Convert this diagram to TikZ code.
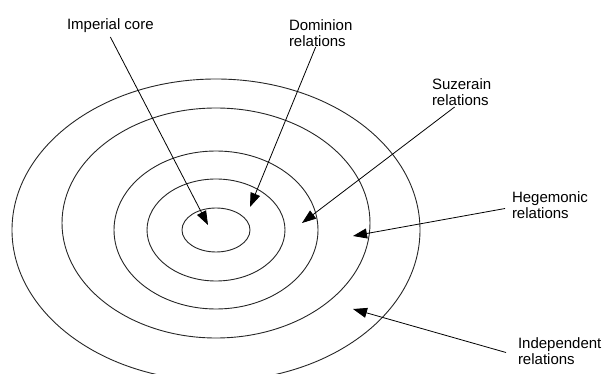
\documentclass[tikz,border=0pt]{standalone}
\usepackage{fontspec}
\setmainfont{Liberation Sans}
\usetikzlibrary{arrows.meta, positioning}

\begin{document}
\begin{tikzpicture}[
  x=1pt, y=-1pt,
  ring/.style={draw=black!85, line width=0.9pt},
  lbl/.style={anchor=north west, inner sep=0pt, outer sep=0pt, align=left,
              font=\fontsize{15}{16}\selectfont},
  arr/.style={-{Triangle[length=14pt, width=10pt]}, line width=0.8pt}
]
\useasboundingbox (0,0) rectangle (603,374);

% rings
\coordinate (c) at (216,230);
\draw[ring] (c) ellipse [x radius=34pt, y radius=22pt];
\draw[ring] (c) ellipse [x radius=69pt, y radius=51pt];
\draw[ring] (c) ellipse [x radius=102pt, y radius=79pt];
\draw[ring] (216,223) ellipse [x radius=154pt, y radius=115pt];
\draw[ring] (c) ellipse [x radius=204pt, y radius=151pt];

% labels
\node[lbl] (core) at (67,19) {Imperial core};
\node[lbl] (dom) at (289,20) {Dominion\\relations};
\node[lbl] (suz) at (432,79) {Suzerain\\relations};
\node[lbl] (heg) at (512,192) {Hegemonic\\relations};
\node[lbl] (ind) at (518,338) {Independent\\relations};

% arrow tips
\coordinate (t1) at (208,225);
\coordinate (t2) at (250,207);
\coordinate (t3) at (302,223);
\coordinate (t4) at (353,236);
\coordinate (t5) at (353,309);

\draw[arr] ([xshift=0pt,yshift=-4pt]core.south) -- (t1);
\draw[arr] ([xshift=-5pt]dom.south) -- (t2);
\draw[arr] ([xshift=-7pt,yshift=-1pt]suz.south) -- (t3);
\draw[arr] ([xshift=-7pt,yshift=-3pt]heg.west) -- (t4);
\draw[arr] ([xshift=-12pt,yshift=-1pt]ind.west) -- (t5);
\end{tikzpicture}
\end{document}
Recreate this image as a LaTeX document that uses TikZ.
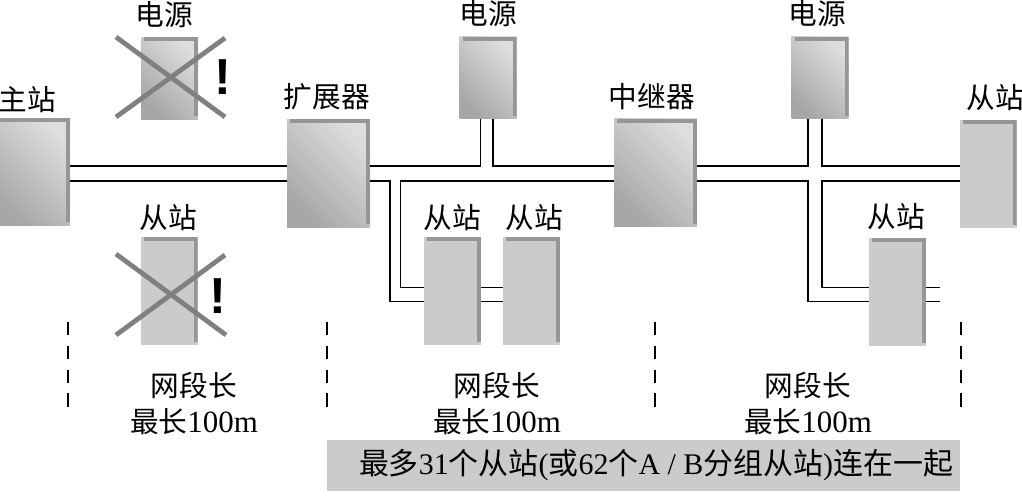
\documentclass[tikz,border=0pt]{standalone}
\usepackage{fontspec}
\usetikzlibrary{calc}
\setmainfont{Liberation Serif}
\newfontfamily\cjk{Noto Sans CJK SC}
\newfontfamily\bangfont{Liberation Sans}
\newcommand{\zh}[1]{{\cjk #1}}
\newcommand{\seglabel}{\zh{网段长}\\\zh{最长}{\fontsize{22}{25.6}\selectfont 100m}}
\tikzset{
    station/.style={inner sep=0, outer sep=0, minimum width=14.25mm, minimum height=27mm,
        path picture={\draw[line width=1mm, color={rgb,255:red,150;green,150;blue,150}]
            ([xshift=0.75mm,yshift=-0.5mm]path picture bounding box.north west)
            -- ([xshift=-0.5mm,yshift=-0.5mm]path picture bounding box.north east)
            -- ([xshift=-0.5mm,yshift=0.75mm]path picture bounding box.south east);}},
    slavebox/.style={station, fill={rgb,255:red,203;green,203;blue,203}},
    metalbox/.style={station,
        top color={rgb,255:red,222;green,222;blue,222},
        bottom color={rgb,255:red,166;green,166;blue,166},
        shading angle=-45},
    psubox/.style={metalbox, minimum height=20.5mm},
    bigbox/.style={metalbox, minimum width=20.75mm},
    wire/.style={line width=0.4mm, black},
    cross/.style={line width=1.2mm, color={rgb,255:red,128;green,128;blue,128}},
    seg/.style={line width=0.4mm, dash pattern=on 3.35mm off 2.6mm},
    lbl/.style={inner sep=0, font=\fontsize{20.4}{25.6}\selectfont, align=center},
    bang/.style={inner sep=0, font=\bangfont\bfseries\fontsize{36}{36}\selectfont}
}
\begin{document}
\begin{tikzpicture}[x=0.25mm, y=-0.25mm]
        \useasboundingbox (0,0) rectangle (1022,496);

        % Boxes
        \node[metalbox, minimum width=18.5mm, minimum height=26.75mm] (master) at (33,171.5) {};
        \node[bigbox] (extender) at (328.5,173) {};
        \node[bigbox] (repeater) at (655.5,172.5) {};
        \node[psubox] (psuleft) at (169.5,78) {};
        \node[psubox] (psumid) at (488,77.5) {};
        \node[psubox] (psuright) at (820,77.5) {};
        \node[slavebox] (slaveend) at (988,174) {};
        \node[slavebox] (slaveleft) at (169,290.5) {};
        \node[slavebox] (slavea) at (452.5,291) {};
        \node[slavebox] (slaveb) at (531.5,291) {};
        \node[slavebox] (slavec) at (897.5,292) {};

        % Bus levels and taps
        \coordinate (busa) at (0,166);
        \coordinate (busb) at (0,181);
        \coordinate (dropa) at (0,287.5);
        \coordinate (dropb) at (0,301.5);
        \coordinate (tapmidl) at (480.5,0);
        \coordinate (tapmidr) at (493,0);
        \coordinate (dropl) at (390,0);
        \coordinate (dropr) at (400.5,0);
        \coordinate (taprightl) at (808,0);
        \coordinate (taprightr) at (822,0);
        \coordinate (stubend) at (940,0);

        % Wires, first segment
        \draw[wire] (master.east |- busa) -- (extender.west |- busa);
        \draw[wire] (master.east |- busb) -- (extender.west |- busb);

        % Wires, second segment
        \draw[wire] (extender.east |- busa) -- (tapmidl |- busa) -- (tapmidl |- psumid.south);
        \draw[wire] (psumid.south -| tapmidr) -- (tapmidr |- busa) -- (repeater.west |- busa);
        \draw[wire] (extender.east |- busb) -- (dropl |- busb) -- (dropl |- dropb) -- (slavea.west |- dropb);
        \draw[wire] (repeater.west |- busb) -- (dropr |- busb) -- (dropr |- dropa) -- (slavea.west |- dropa);
        \draw[wire] (slavea.east |- dropa) -- (slaveb.west |- dropa);
        \draw[wire] (slavea.east |- dropb) -- (slaveb.west |- dropb);

        % Wires, third segment
        \draw[wire] (repeater.east |- busa) -- (taprightl |- busa) -- (taprightl |- psuright.south);
        \draw[wire] (psuright.south -| taprightr) -- (taprightr |- busa) -- (slaveend.west |- busa);
        \draw[wire] (repeater.east |- busb) -- (taprightl |- busb) -- (taprightl |- dropb) -- (slavec.west |- dropb);
        \draw[wire] (slaveend.west |- busb) -- (taprightr |- busb) -- (taprightr |- dropa) -- (slavec.west |- dropa);
        \draw[wire] (slavec.east |- dropa) -- (stubend |- dropa);
        \draw[wire] (slavec.east |- dropb) -- (stubend |- dropb);

        % Crossed out boxes
        \draw[cross] (116,37) -- (225,117);
        \draw[cross] (116,117) -- (225,38);
        \draw[cross] (116,254) -- (226,335);
        \draw[cross] (116,335) -- (225,255);
        \node[bang] (bangpsu) at (222.5,77) {!};
        \node[bang] (bangslave) at (217.5,296.5) {!};

        % Segment limits
        \draw[seg] (68,322) -- (68,408);
        \draw[seg] (327,322) -- (327,408);
        \draw[seg] (655,322) -- (655,408);
        \draw[seg] (961,322) -- (961,408);

        % Box labels
        \node[lbl] (lblpsuleft) at (164,15) {\zh{电源}};
        \node[lbl] (lblpsumid) at (488,14) {\zh{电源}};
        \node[lbl] (lblpsuright) at (817,14) {\zh{电源}};
        \node[lbl] (lblmaster) at (27,100) {\zh{主站}};
        \node[lbl] (lblextender) at (327,97) {\zh{扩展器}};
        \node[lbl] (lblrepeater) at (652,97) {\zh{中继器}};
        \node[lbl] (lblslaveend) at (995,98) {\zh{从站}};
        \node[lbl] (lblslaveleft) at (168,218) {\zh{从站}};
        \node[lbl] (lblslavea) at (452,218) {\zh{从站}};
        \node[lbl] (lblslaveb) at (534,218) {\zh{从站}};
        \node[lbl] (lblslavec) at (896,217) {\zh{从站}};

        % Segment lengths
        \node[lbl] (lenleft) at (194,404) {\seglabel};
        \node[lbl] (lenmid) at (497,404) {\seglabel};
        \node[lbl] (lenright) at (808,404) {\seglabel};

        % Bottom bar
        \fill[color={rgb,255:red,203;green,203;blue,203}] (327,440) rectangle (960,491);
        \node[lbl, font=\fontsize{21.3}{25.6}\selectfont] (summary) at (656,465) {\zh{最多}31\zh{个从站}(\zh{或}62\zh{个}A / B\zh{分组从站})\zh{连在一起}};
    \end{tikzpicture}
\end{document}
******
Brief:
Identify the lines in the entries above that contain "this", then copy them out.

Task response:
Convert this diagram to TikZ code.
Recreate this image as a LaTeX document that uses TikZ.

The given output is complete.